Of course, this integration is not without challenges. Trade-offs often arise between sustainability and convenience, between long-term impact and short-term profitability. Companies must balance these competing demands without losing sight of the bigger picture.

There’s also the risk of “greenwashing,” where sustainability claims are more marketing than reality. Design thinking’s emphasis on testing and iteration helps mitigate this risk by ensuring that sustainable claims are backed by tangible results.

The Future of Sustainable Design Thinking

Looking ahead, the convergence of digital tools, IoT, and AI with design thinking will create even greater opportunities for sustainable innovation. Data from connected devices can provide designers with insights into real-world product usage, enabling them to refine products for both performance and sustainability.

Imagine a world where every new product is tested not only for user satisfaction but also for carbon footprint, recyclability, and community impact before it ever reaches the market. That is the future sustainable design thinking envisions—and it is closer than we might think.
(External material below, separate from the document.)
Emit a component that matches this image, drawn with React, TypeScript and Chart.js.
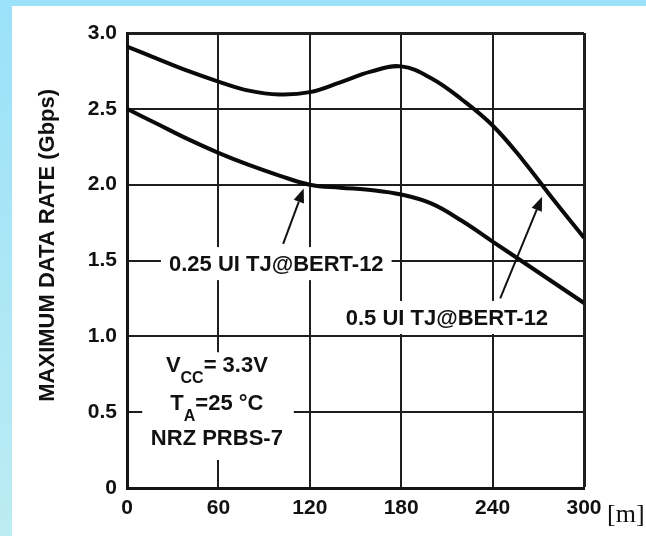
import React, { useEffect, useRef } from 'react';
import { Chart, registerables } from 'chart.js';

Chart.register(...registerables);

// ---- data ----
const distances = [0, 20, 40, 60, 80, 100, 120, 140, 160, 180, 200, 220, 240, 260, 280, 300];
const rate05UI = [2.91, 2.83, 2.75, 2.68, 2.62, 2.595, 2.61, 2.675, 2.745, 2.78, 2.7, 2.56, 2.39, 2.16, 1.9, 1.65];
const rate025UI = [2.5, 2.4, 2.3, 2.21, 2.13, 2.06, 2.0, 1.98, 1.965, 1.935, 1.875, 1.76, 1.625, 1.49, 1.355, 1.22];
const xTicks = [0, 60, 120, 180, 240, 300];
const yTicks = [0, 0.5, 1.0, 1.5, 2.0, 2.5, 3.0];
const yTitle = 'MAXIMUM DATA RATE (Gbps)';
const label025 = '0.25 UI TJ@BERT-12';
const label05 = '0.5 UI TJ@BERT-12';
const unitLabel = '[m]';
const condVcc = ['V', 'CC', '= 3.3V'];
const condTa = ['T', 'A', '=25 °C'];
const condSignal = 'NRZ PRBS-7';

// annotation anchors in data units
const label025Pos = { x: 98, y: 1.43 };
const label05Pos = { x: 210, y: 1.075 };
const arrow025 = { from: { x: 102.5, y: 1.61 }, to: { x: 116, y: 1.975 } };
const arrow05 = { from: { x: 245, y: 1.25 }, to: { x: 272.5, y: 1.92 } };
const condPos = { x: 59, lines: [0.765, 0.514, 0.283] };
const condBox = { x0: 10, x1: 109.5, y0: 0.895, y1: 0.185 };
const titlePos = { x: 48, yValue: 1.6 };

const FONT = '"Liberation Sans", Arial, Helvetica, sans-serif';
const INK = '#111';

function drawArrow(ctx: CanvasRenderingContext2D, x0: number, y0: number, x1: number, y1: number) {
  const ang = Math.atan2(y1 - y0, x1 - x0);
  const headLen = 14;
  const headW = 5.5;
  const bx = x1 - headLen * Math.cos(ang);
  const by = y1 - headLen * Math.sin(ang);
  ctx.beginPath();
  ctx.moveTo(x0, y0);
  ctx.lineTo(bx, by);
  ctx.lineWidth = 2;
  ctx.strokeStyle = INK;
  ctx.stroke();
  ctx.beginPath();
  ctx.moveTo(x1, y1);
  ctx.lineTo(bx + headW * Math.sin(ang), by - headW * Math.cos(ang));
  ctx.lineTo(bx - headW * Math.sin(ang), by + headW * Math.cos(ang));
  ctx.closePath();
  ctx.fillStyle = INK;
  ctx.fill();
}

const annotationPlugin = {
  id: 'annotations',
  beforeDatasetsDraw(chart: any) {
    const { ctx, scales } = chart;
    const sx = scales.x;
    const sy = scales.y;
    const px = (v: number) => sx.getPixelForValue(v);
    const py = (v: number) => sy.getPixelForValue(v);
    ctx.save();
    ctx.textBaseline = 'alphabetic';
    const mainFont = `bold 22px ${FONT}`;
    const subFont = `bold 16px ${FONT}`;

    // y-axis title
    ctx.save();
    ctx.translate(titlePos.x, py(titlePos.yValue));
    ctx.rotate(-Math.PI / 2);
    ctx.font = mainFont;
    ctx.textAlign = 'center';
    ctx.textBaseline = 'middle';
    ctx.fillStyle = INK;
    ctx.fillText(yTitle, 0, 0);
    ctx.restore();

    // boxed labels
    const boxed = (text: string, cx: number, base: number) => {
      ctx.font = mainFont;
      const w = ctx.measureText(text).width;
      ctx.fillStyle = '#fff';
      ctx.fillRect(cx - w / 2 - 8, base - 24, w + 16, 33);
      ctx.fillStyle = INK;
      ctx.textAlign = 'left';
      ctx.fillText(text, cx - w / 2, base);
    };
    boxed(label025, px(label025Pos.x), py(label025Pos.y));
    boxed(label05, px(label05Pos.x), py(label05Pos.y));

    // conditions block
    ctx.fillStyle = '#fff';
    ctx.fillRect(px(condBox.x0), py(condBox.y0), px(condBox.x1) - px(condBox.x0), py(condBox.y1) - py(condBox.y0));
    const cx = px(condPos.x);
    const subLine = (parts: string[], base: number) => {
      ctx.font = mainFont;
      const w0 = ctx.measureText(parts[0]).width;
      const w2 = ctx.measureText(parts[2]).width;
      ctx.font = subFont;
      const w1 = ctx.measureText(parts[1]).width;
      let x = cx - (w0 + w1 + w2) / 2;
      ctx.fillStyle = INK;
      ctx.textAlign = 'left';
      ctx.font = mainFont;
      ctx.fillText(parts[0], x, base);
      x += w0;
      ctx.font = subFont;
      ctx.fillText(parts[1], x, base + 11);
      x += w1;
      ctx.font = mainFont;
      ctx.fillText(parts[2], x, base);
    };
    subLine(condVcc, py(condPos.lines[0]));
    subLine(condTa, py(condPos.lines[1]));
    ctx.font = mainFont;
    ctx.textAlign = 'center';
    ctx.fillText(condSignal, cx, py(condPos.lines[2]));

    // unit label
    ctx.font = `26px "Liberation Serif", "Times New Roman", serif`;
    ctx.textAlign = 'left';
    ctx.fillText(unitLabel, sx.right + 23, sy.bottom + 34);
    ctx.restore();
  },
  afterDatasetsDraw(chart: any) {
    const { ctx, scales } = chart;
    const sx = scales.x;
    const sy = scales.y;
    ctx.save();
    for (const a of [arrow025, arrow05]) {
      drawArrow(ctx, sx.getPixelForValue(a.from.x), sy.getPixelForValue(a.from.y), sx.getPixelForValue(a.to.x), sy.getPixelForValue(a.to.y));
    }
    ctx.restore();
  },
};

export default function App() {
  const canvasRef = useRef<HTMLCanvasElement | null>(null);

  useEffect(() => {
    const canvas = canvasRef.current;
    if (!canvas) return;
    const lineStyle = {
      borderColor: '#0a0a0a',
      borderWidth: 4,
      pointRadius: 0,
      tension: 0.4,
      fill: false,
    };
    const chart = new Chart(canvas, {
      type: 'line',
      data: {
        datasets: [
          { label: label05, data: distances.map((d, i) => ({ x: d, y: rate05UI[i] })), ...lineStyle },
          { label: label025, data: distances.map((d, i) => ({ x: d, y: rate025UI[i] })), ...lineStyle },
        ],
      },
      options: {
        responsive: false,
        animation: false,
        devicePixelRatio: 1,
        layout: { padding: { left: 0, top: 33, right: 62, bottom: 0 } },
        plugins: { legend: { display: false }, tooltip: { enabled: false } },
        scales: {
          x: {
            type: 'linear',
            min: 0,
            max: 300,
            afterBuildTicks: (s: any) => {
              s.ticks = xTicks.map((v) => ({ value: v }));
            },
            afterFit: (s: any) => {
              s.height = 48;
            },
            ticks: {
              autoSkip: false,
              maxRotation: 0,
              padding: 8,
              color: INK,
              font: { family: FONT, size: 21, weight: 'bold' },
              callback: (v: any) => String(v),
            },
            grid: {
              color: '#1e1e1e',
              lineWidth: (c: any) => (c.tick && c.tick.value === 300 ? 3 : 2),
              drawTicks: false,
            },
            border: { display: true, color: '#151515', width: 3 },
          },
          y: {
            type: 'linear',
            min: 0,
            max: 3,
            afterBuildTicks: (s: any) => {
              s.ticks = yTicks.map((v) => ({ value: v }));
            },
            afterFit: (s: any) => {
              s.width = 127;
            },
            ticks: {
              autoSkip: false,
              padding: 10,
              color: INK,
              font: { family: FONT, size: 21, weight: 'bold' },
              callback: (v: any) => (v === 0 ? '0' : Number(v).toFixed(1)),
            },
            grid: {
              color: '#1e1e1e',
              lineWidth: (c: any) => (c.tick && c.tick.value === 3 ? 3 : 2),
              drawTicks: false,
            },
            border: { display: true, color: '#151515', width: 3 },
          },
        },
      },
      plugins: [annotationPlugin],
    } as any);
    return () => chart.destroy();
  }, []);

  return (
    <div
      style={{
        position: 'fixed',
        left: 0,
        top: 0,
        width: 646,
        height: 536,
        background: 'linear-gradient(180deg, #9ae1f9 0%, #bcecf3 100%)',
        overflow: 'hidden',
      }}
    >
      <div style={{ position: 'absolute', left: 12, top: 6, right: 0, bottom: 0, background: '#fff' }} />
      <canvas ref={canvasRef} width={646} height={536} style={{ position: 'absolute', left: 0, top: 0 }} />
    </div>
  );
}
The New Definition of Good Design

In the past, good design was defined by how well a product solved a user problem or delighted a customer. Today, good design must go further. It must serve people, planet, and profit simultaneously.

Design thinking provides the methodology, and sustainability provides the purpose. Together, they form a powerful engine for innovation that creates value not just for businesses and consumers, but for society and the environment as a whole.

In the decades ahead, the companies that thrive will not be those that simply innovate faster, but those that innovate responsibly—designing for the planet while delighting the people who live on it.